> [TASK REQUIREMENTS]: Write each line of the material exactly as given, from the top through the line that contains "y_ticks = [-40, -30, -20, -10, 0, 10, 20, 30, 40]", and omit all pictures.

> [COLLECTED MATERIAL]:
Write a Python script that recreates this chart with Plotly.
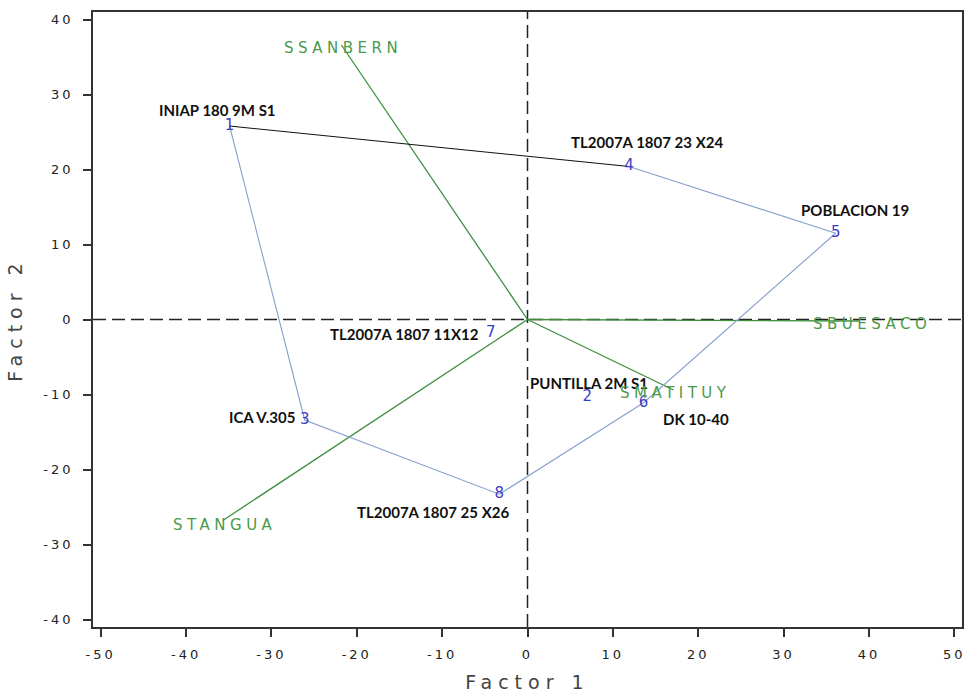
import plotly.graph_objects as go

# ---------------- data ----------------
genotype_ids = ["1", "2", "3", "4", "5", "6", "7", "8"]
genotype_names = ["INIAP 180 9M S1", "PUNTILLA 2M S1", "ICA V.305", "TL2007A 1807 23 X24",
                  "POBLACION 19", "DK 10-40", "TL2007A 1807 11X12", "TL2007A 1807 25 X26"]
factor1 = [-34.9, 7.0, -26.1, 11.9, 36.1, 13.6, -4.3, -3.3]
factor2 = [25.8, -10.4, -13.4, 20.4, 11.5, -11.1, -1.8, -23.3]

hull_blue_order = [4, 5, 6, 8, 3, 1]
hull_black_order = [1, 4]

env_names = ["SSANBERN", "SBUESACO", "SMATITUY", "STANGUA"]
env_f1 = [-21.8, 38.9, 17.1, -35.7]
env_f2 = [36.6, -0.2, -9.4, -26.8]

x_ticks = [-50, -40, -30, -20, -10, 0, 10, 20, 30, 40, 50]
y_ticks = [-40, -30, -20, -10, 0, 10, 20, 30, 40]

# ---------------- styling helpers ----------------
label_style = {  # anchor, xshift, yshift (px) for genotype names
    "1": ("center", -12, 16), "2": ("left", -59, 15), "3": ("right", -8, 3),
    "4": ("center", 18, 25), "5": ("center", 19, 23), "6": ("left", 17, -16),
    "7": ("right", -10, -1), "8": ("center", -66, -18),
}
env_label_shift = {"SSANBERN": (2, -3), "SBUESACO": (12, -3), "SMATITUY": (2, -3), "STANGUA": (2, -4)}

def spaced(t, ls):
    return f"<span style='letter-spacing:{ls}px'>{t}</span>"

def ticklab(v):
    s = str(v).replace("\u2212", "-")
    return spaced(s, 3)

GREEN_LINE = "#3f8f3f"
GREEN_TEXT = "#4a9a4a"
BLUE_LINE = "#86a0cc"
BLUE_NUM = "#3d3dc4"

fig = go.Figure()

# environment vectors
vx, vy = [], []
for a, b in zip(env_f1, env_f2):
    vx += [0, a, None]
    vy += [0, b, None]
fig.add_trace(go.Scatter(x=vx, y=vy, mode="lines", line=dict(color=GREEN_LINE, width=1.3),
                         hoverinfo="skip", showlegend=False))

# polygon
idx = {g: i for i, g in enumerate(genotype_ids)}
bx = [factor1[idx[str(k)]] for k in hull_blue_order]
by = [factor2[idx[str(k)]] for k in hull_blue_order]
fig.add_trace(go.Scatter(x=bx, y=by, mode="lines", line=dict(color=BLUE_LINE, width=1.1),
                         hoverinfo="skip", showlegend=False))
kx = [factor1[idx[str(k)]] for k in hull_black_order]
ky = [factor2[idx[str(k)]] for k in hull_black_order]
fig.add_trace(go.Scatter(x=kx, y=ky, mode="lines", line=dict(color="#111111", width=1.1),
                         hoverinfo="skip", showlegend=False))

# genotype numbers
fig.add_trace(go.Scatter(x=factor1, y=factor2, mode="text", text=genotype_ids,
                         textposition="middle center",
                         textfont=dict(family="DejaVu Sans", size=15, color=BLUE_NUM),
                         hoverinfo="skip", showlegend=False))

annotations = []
for g, name, a, b in zip(genotype_ids, genotype_names, factor1, factor2):
    anc, xs, ys = label_style[g]
    annotations.append(dict(x=a, y=b, xref="x", yref="y", text=f"<b>{name}</b>", showarrow=False,
                            xanchor=anc, yanchor="middle", xshift=xs, yshift=ys,
                            font=dict(family="Lato", size=15, color="#111111")))
for name, a, b in zip(env_names, env_f1, env_f2):
    xs, ys = env_label_shift[name]
    annotations.append(dict(x=a, y=b, xref="x", yref="y", text=spaced(name, 4.5), showarrow=False,
                            xanchor="center", yanchor="middle", xshift=xs, yshift=ys,
                            font=dict(family="DejaVu Sans", size=15, color=GREEN_TEXT)))

# reference dashed lines
shapes = [
    dict(type="line", xref="paper", yref="y", x0=0, x1=1, y0=0, y1=0, layer="below",
         line=dict(color="#222222", width=1.5, dash="13px,6px")),
    dict(type="line", xref="x", yref="paper", x0=0, x1=0, y0=0, y1=1, layer="below",
         line=dict(color="#222222", width=1.5, dash="13px,6px")),
]

axis_common = dict(showgrid=False, zeroline=False, showline=True, linecolor="#333333", linewidth=1.6,
                   mirror=True, ticks="outside", ticklen=8, tickwidth=1.5, tickcolor="#333333",
                   automargin=False,
                   tickfont=dict(family="DejaVu Sans", size=13, color="#222222"))

fig.update_layout(
    width=967, height=693,
    margin=dict(l=93, r=5, t=12, b=66),
    paper_bgcolor="white", plot_bgcolor="white",
    showlegend=False,
    annotations=annotations,
    shapes=shapes,
    xaxis=dict(range=[-50.9, 50.9], tickmode="array", tickvals=x_ticks,
               ticktext=[ticklab(v) for v in x_ticks], ticklabelstandoff=7,
               title=dict(text=spaced("Factor 1", 6), standoff=14,
                          font=dict(family="DejaVu Sans", size=19, color="#444444")),
               **axis_common),
    yaxis=dict(range=[-41, 41], tickmode="array", tickvals=y_ticks,
               ticktext=[ticklab(v) for v in y_ticks], ticklabelstandoff=7,
               title=dict(text=spaced("Factor 2", 6), standoff=16,
                          font=dict(family="DejaVu Sans", size=19, color="#444444")),
               **axis_common),
)

fig.write_html("out.html", config={"displayModeBar": False},
               post_script="document.body.style.margin='0';document.body.style.overflow='hidden';")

> [FULL OUTPUT]:
Write a Python script that recreates this chart with Plotly.
import plotly.graph_objects as go

# ---------------- data ----------------
genotype_ids = ["1", "2", "3", "4", "5", "6", "7", "8"]
genotype_names = ["INIAP 180 9M S1", "PUNTILLA 2M S1", "ICA V.305", "TL2007A 1807 23 X24",
                  "POBLACION 19", "DK 10-40", "TL2007A 1807 11X12", "TL2007A 1807 25 X26"]
factor1 = [-34.9, 7.0, -26.1, 11.9, 36.1, 13.6, -4.3, -3.3]
factor2 = [25.8, -10.4, -13.4, 20.4, 11.5, -11.1, -1.8, -23.3]

hull_blue_order = [4, 5, 6, 8, 3, 1]
hull_black_order = [1, 4]

env_names = ["SSANBERN", "SBUESACO", "SMATITUY", "STANGUA"]
env_f1 = [-21.8, 38.9, 17.1, -35.7]
env_f2 = [36.6, -0.2, -9.4, -26.8]

x_ticks = [-50, -40, -30, -20, -10, 0, 10, 20, 30, 40, 50]
y_ticks = [-40, -30, -20, -10, 0, 10, 20, 30, 40]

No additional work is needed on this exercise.